İddianamede "2007 yılı YAŞ toplantılarında amiralliğe terfi edemeyen
şüpheli Çiçek'in de bundan kaynaklanan kırgınlık ve kızgınlık sonucu, muhtemelen bazı çevrelerin kışkırtmaları ve etkileriyle TSK'yı zor durumda bırakmak amacıyla söz konusu yazıyı hazırlamış olabileceği kanaatine varılmıştır." deniliyor. 2007 yılındaki YAŞ toplantısına kızan Çiçek'in belgeyi hazırlamak için 2009 yılına kadar beklemesinin mantıklı bir açıklaması yok. Karargâhta çalışan Çiçek'in kendisinin terfisiyle ilgili olmayan 3. Ordu Komutanını mağdur etmesi de mantıklı bir izahtan uzak. İddianamede, Saldıray Berk, İlhan Cihaner ve Ergenekon örgütünün Erzincan yapılanmasına ilişkin yargılanan sanıkların 'mağdur' olduğu ifade ediliyor. Ancak, Çiçek'in bu kişileri mağdur etmek için neden
hedef seçtiğine ilişkin soruya cevap yok. Türkiye'de onlarca il varken durup dururken niçin Erzincan'daki
3. Ordu Komutanlığı ve Erzincan Başsavcılığı mağdur edilmek istensin?
İddianamedeki diğer çelişkiler de şöyle: Çiçek, Ergenekon davasında kendisinin Genelkurmay Bilgi Destek Dairesi'nin NATO birlikleriyle ilgili dış tatbikatlara bakan 3. Şubesi'nde görev yaptığını, asıl irtica konusunun 2. Şube'nin alanı olduğunu ifade etmişti. Askerî savcılık iddianamesinde Çiçek'in irtica konusuna baktığı iddia ediliyor.

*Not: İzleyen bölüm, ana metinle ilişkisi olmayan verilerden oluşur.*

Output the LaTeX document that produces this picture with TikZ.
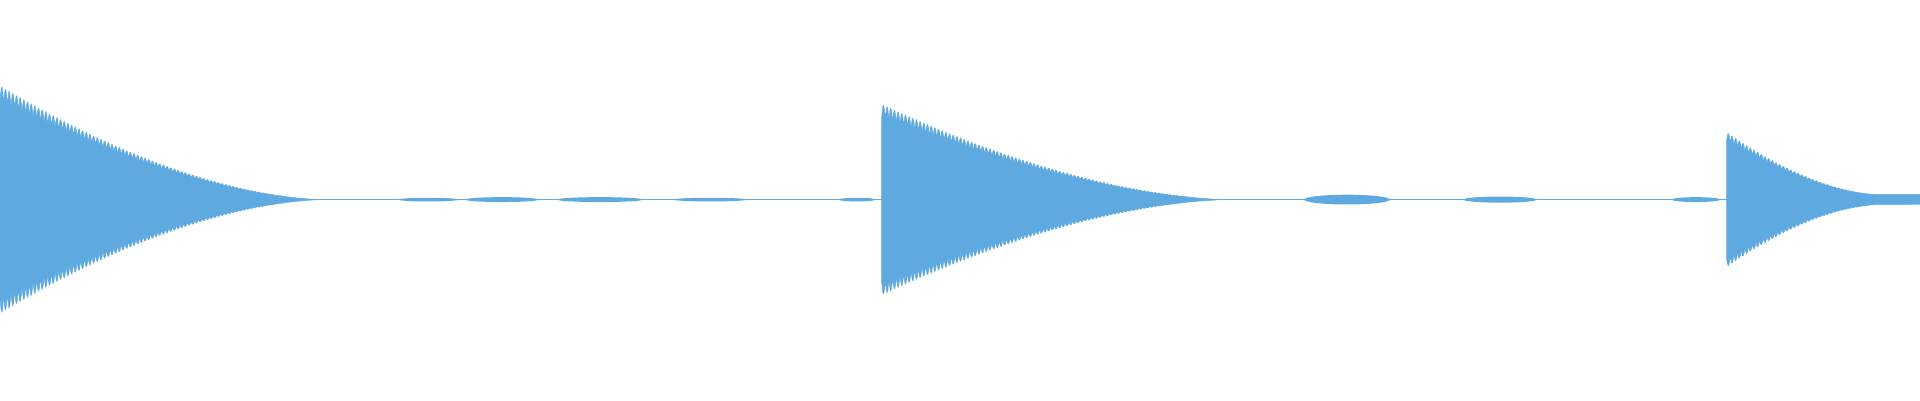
\documentclass[tikz,border=0pt]{standalone}
\definecolor{wave}{RGB}{94,170,224}
\begin{document}
\begin{tikzpicture}[x=1pt,y=-1pt,wf/.style={fill=wave,draw=wave,line width=0.4pt}]
\useasboundingbox (0,0) rectangle (1568,327);
\draw[wave,line width=0.8pt] (0,163) -- (1568,163);
% burst 1
\fill[wf] plot[domain=0:264,samples=500,variable=\t] ({\t},{163-93*(max(1-\t/265,0.01))^1.7*(0.86+0.14*abs(sin(60*mod(\t,6))))})
  -- plot[domain=264:0,samples=500,variable=\t] ({\t},{163+93*(max(1-\t/265,0.01))^1.7*(0.86+0.14*abs(sin(60*mod(\t,6))))}) -- cycle;
% burst 2
\fill[wf] plot[domain=0:284,samples=500,variable=\t] ({720+\t},{163-78*(max(1-\t/285,0.01))^1.7*(0.86+0.14*abs(sin(60*mod(\t,6))))})
  -- plot[domain=284:0,samples=500,variable=\t] ({720+\t},{163+78*(max(1-\t/285,0.01))^1.7*(0.86+0.14*abs(sin(60*mod(\t,6))))}) -- cycle;
% burst 3
\fill[wf] plot[domain=0:124,samples=300,variable=\t] ({1410+\t},{163-4-51*(max(1-\t/125,0.01))^1.7*(0.86+0.14*abs(sin(60*mod(\t,6))))})
  -- (1568,159) -- (1568,167)
  -- plot[domain=124:0,samples=300,variable=\t] ({1410+\t},{163+4+51*(max(1-\t/125,0.01))^1.7*(0.86+0.14*abs(sin(60*mod(\t,6))))}) -- cycle;
% small bumps
\fill[wave] (1100,163) ellipse (35 and 4);
\fill[wave] (1225,163) ellipse (30 and 2.5);
\fill[wave] (350,163) ellipse (25 and 1.5);
\fill[wave] (410,163) ellipse (30 and 2);
\fill[wave] (490,163) ellipse (35 and 2);
\fill[wave] (580,163) ellipse (30 and 1.5);
\fill[wave] (700,163) ellipse (15 and 1.5);
\fill[wave] (1385,163) ellipse (20 and 2);
\end{tikzpicture}
\end{document}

Çiçek savunmasında, "TSK'da sevilen ve en çok tanınan üç albaydan biriyim." demişti. Askeri savcılık ise terfi etmediği için üstlerine kızgın olduğunu savunuyor. Çiçek, savunmasında Bilgi Destek Şubesi'nde hazırlanan plandan daire başkanı, harekat başkanı ve ikinci başkanın sorumlu olduğunu anlatmıştı. Fakat, askerî savcılık Çiçek'in bu planı tek başına yaptığını ileri sürüyor. İddianame, üstlerini kurtarıp Çiçek'i de az bir cezayla kurtarmayı hedefliyor görüntüsü veriyor. Ancak burada İstanbul 13. Ağır Ceza Mahkemesi'nin eğer böyle bir plan varsa bunu bozma ihtimalinin de gözden kaçırılmaması gerek.